(Charts and diagrams as code)
╔══

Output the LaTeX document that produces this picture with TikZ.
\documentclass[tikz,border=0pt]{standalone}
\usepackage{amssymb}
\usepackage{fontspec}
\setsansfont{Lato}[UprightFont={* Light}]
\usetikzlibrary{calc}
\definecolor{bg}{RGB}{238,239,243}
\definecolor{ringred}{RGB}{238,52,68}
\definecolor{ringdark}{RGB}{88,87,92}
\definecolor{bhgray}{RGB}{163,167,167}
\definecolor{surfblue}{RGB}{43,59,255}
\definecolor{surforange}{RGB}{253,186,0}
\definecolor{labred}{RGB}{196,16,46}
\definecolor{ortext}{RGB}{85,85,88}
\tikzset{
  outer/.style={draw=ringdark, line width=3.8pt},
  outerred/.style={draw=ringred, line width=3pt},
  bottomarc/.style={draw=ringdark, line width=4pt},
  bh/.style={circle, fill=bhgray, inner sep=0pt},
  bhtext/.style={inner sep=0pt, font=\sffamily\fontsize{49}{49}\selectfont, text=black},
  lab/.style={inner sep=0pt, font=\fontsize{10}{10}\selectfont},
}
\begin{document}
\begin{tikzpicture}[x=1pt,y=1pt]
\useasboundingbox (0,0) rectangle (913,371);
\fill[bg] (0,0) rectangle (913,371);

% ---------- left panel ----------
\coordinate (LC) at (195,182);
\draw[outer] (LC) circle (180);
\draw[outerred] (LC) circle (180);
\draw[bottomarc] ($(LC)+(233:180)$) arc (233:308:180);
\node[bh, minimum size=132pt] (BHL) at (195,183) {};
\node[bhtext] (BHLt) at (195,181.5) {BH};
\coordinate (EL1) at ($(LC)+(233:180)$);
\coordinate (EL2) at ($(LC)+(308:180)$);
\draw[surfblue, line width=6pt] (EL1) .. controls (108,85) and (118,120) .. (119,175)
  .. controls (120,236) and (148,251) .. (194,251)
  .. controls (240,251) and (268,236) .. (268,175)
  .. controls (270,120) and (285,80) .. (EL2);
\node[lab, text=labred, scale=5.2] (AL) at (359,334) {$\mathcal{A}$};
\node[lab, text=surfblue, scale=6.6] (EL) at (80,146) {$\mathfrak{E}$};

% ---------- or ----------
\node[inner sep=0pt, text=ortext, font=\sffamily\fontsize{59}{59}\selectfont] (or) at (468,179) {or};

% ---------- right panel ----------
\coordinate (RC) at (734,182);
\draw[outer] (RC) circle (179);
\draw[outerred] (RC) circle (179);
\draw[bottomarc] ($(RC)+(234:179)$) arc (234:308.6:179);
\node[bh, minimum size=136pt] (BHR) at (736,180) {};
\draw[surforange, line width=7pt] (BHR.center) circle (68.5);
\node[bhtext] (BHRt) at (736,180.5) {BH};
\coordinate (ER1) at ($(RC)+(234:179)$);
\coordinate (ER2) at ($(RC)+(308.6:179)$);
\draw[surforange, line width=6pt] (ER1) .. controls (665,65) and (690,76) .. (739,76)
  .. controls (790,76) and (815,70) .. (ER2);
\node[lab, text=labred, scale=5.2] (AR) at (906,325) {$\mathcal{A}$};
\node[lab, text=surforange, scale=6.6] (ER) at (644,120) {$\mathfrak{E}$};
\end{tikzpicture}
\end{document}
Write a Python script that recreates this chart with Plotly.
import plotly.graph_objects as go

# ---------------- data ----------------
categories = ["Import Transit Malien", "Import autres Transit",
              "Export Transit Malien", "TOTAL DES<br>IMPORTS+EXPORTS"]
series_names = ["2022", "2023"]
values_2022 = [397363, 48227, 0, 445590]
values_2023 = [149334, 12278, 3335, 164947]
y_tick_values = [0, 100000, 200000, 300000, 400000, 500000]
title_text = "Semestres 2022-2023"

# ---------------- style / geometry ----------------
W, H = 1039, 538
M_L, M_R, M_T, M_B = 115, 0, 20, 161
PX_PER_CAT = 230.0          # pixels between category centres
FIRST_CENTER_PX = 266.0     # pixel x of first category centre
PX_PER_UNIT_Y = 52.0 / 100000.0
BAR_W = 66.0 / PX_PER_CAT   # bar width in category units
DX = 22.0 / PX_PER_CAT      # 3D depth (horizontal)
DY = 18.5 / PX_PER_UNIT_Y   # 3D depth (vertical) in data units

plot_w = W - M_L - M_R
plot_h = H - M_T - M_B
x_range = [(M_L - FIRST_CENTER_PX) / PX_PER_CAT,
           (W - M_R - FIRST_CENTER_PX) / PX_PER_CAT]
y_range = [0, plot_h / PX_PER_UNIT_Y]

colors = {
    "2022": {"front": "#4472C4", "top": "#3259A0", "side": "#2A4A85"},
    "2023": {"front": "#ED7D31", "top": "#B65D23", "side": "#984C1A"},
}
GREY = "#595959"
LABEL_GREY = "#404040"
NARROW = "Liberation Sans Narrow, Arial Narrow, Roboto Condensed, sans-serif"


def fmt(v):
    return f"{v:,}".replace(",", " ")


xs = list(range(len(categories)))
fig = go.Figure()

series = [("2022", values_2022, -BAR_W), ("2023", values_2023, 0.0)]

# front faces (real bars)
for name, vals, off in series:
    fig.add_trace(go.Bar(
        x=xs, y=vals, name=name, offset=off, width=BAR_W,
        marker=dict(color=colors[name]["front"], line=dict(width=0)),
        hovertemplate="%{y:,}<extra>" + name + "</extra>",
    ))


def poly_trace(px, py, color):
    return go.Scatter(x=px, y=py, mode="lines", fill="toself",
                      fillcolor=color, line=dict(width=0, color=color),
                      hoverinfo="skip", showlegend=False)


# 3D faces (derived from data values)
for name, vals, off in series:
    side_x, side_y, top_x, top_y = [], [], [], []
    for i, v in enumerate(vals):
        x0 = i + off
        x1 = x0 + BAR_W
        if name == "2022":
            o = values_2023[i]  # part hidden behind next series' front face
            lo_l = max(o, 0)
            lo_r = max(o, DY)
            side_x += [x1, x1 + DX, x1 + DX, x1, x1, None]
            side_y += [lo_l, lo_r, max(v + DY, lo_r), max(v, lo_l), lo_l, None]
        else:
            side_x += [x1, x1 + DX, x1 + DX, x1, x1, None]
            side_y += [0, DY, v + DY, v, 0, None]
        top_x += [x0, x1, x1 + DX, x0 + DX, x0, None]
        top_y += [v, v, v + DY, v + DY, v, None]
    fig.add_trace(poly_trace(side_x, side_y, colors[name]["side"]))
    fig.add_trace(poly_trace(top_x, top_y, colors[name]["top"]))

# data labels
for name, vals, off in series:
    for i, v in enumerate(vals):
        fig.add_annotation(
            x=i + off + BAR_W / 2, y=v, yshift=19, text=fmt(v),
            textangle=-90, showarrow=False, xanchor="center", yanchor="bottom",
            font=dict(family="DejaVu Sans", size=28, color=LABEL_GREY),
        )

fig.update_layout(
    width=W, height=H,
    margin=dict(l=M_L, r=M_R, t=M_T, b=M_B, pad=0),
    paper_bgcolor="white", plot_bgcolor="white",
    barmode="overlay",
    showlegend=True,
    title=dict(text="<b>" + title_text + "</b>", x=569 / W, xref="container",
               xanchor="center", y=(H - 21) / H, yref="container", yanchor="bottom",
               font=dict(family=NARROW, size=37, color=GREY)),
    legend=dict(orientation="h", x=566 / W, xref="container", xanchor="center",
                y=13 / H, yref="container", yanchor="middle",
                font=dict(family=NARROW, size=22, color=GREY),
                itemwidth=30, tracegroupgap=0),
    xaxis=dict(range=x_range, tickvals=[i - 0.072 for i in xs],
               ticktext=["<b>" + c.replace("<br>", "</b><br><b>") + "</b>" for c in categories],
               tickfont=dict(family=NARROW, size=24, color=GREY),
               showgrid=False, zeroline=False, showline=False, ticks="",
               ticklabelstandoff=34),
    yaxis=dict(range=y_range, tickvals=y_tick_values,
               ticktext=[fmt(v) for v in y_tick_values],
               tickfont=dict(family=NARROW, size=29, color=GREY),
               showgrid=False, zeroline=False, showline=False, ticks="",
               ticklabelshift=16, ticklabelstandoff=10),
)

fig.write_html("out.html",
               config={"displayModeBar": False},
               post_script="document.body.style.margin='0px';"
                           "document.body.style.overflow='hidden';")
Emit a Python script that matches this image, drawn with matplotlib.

╚══

— Task —
Output, please, only the lines running from the start of the entries through the line that contains "(or) at (468,179)", including both of those lines.

— Written response —
Output the LaTeX document that produces this picture with TikZ.
\documentclass[tikz,border=0pt]{standalone}
\usepackage{amssymb}
\usepackage{fontspec}
\setsansfont{Lato}[UprightFont={* Light}]
\usetikzlibrary{calc}
\definecolor{bg}{RGB}{238,239,243}
\definecolor{ringred}{RGB}{238,52,68}
\definecolor{ringdark}{RGB}{88,87,92}
\definecolor{bhgray}{RGB}{163,167,167}
\definecolor{surfblue}{RGB}{43,59,255}
\definecolor{surforange}{RGB}{253,186,0}
\definecolor{labred}{RGB}{196,16,46}
\definecolor{ortext}{RGB}{85,85,88}
\tikzset{
  outer/.style={draw=ringdark, line width=3.8pt},
  outerred/.style={draw=ringred, line width=3pt},
  bottomarc/.style={draw=ringdark, line width=4pt},
  bh/.style={circle, fill=bhgray, inner sep=0pt},
  bhtext/.style={inner sep=0pt, font=\sffamily\fontsize{49}{49}\selectfont, text=black},
  lab/.style={inner sep=0pt, font=\fontsize{10}{10}\selectfont},
}
\begin{document}
\begin{tikzpicture}[x=1pt,y=1pt]
\useasboundingbox (0,0) rectangle (913,371);
\fill[bg] (0,0) rectangle (913,371);

% ---------- left panel ----------
\coordinate (LC) at (195,182);
\draw[outer] (LC) circle (180);
\draw[outerred] (LC) circle (180);
\draw[bottomarc] ($(LC)+(233:180)$) arc (233:308:180);
\node[bh, minimum size=132pt] (BHL) at (195,183) {};
\node[bhtext] (BHLt) at (195,181.5) {BH};
\coordinate (EL1) at ($(LC)+(233:180)$);
\coordinate (EL2) at ($(LC)+(308:180)$);
\draw[surfblue, line width=6pt] (EL1) .. controls (108,85) and (118,120) .. (119,175)
  .. controls (120,236) and (148,251) .. (194,251)
  .. controls (240,251) and (268,236) .. (268,175)
  .. controls (270,120) and (285,80) .. (EL2);
\node[lab, text=labred, scale=5.2] (AL) at (359,334) {$\mathcal{A}$};
\node[lab, text=surfblue, scale=6.6] (EL) at (80,146) {$\mathfrak{E}$};

% ---------- or ----------
\node[inner sep=0pt, text=ortext, font=\sffamily\fontsize{59}{59}\selectfont] (or) at (468,179) {or};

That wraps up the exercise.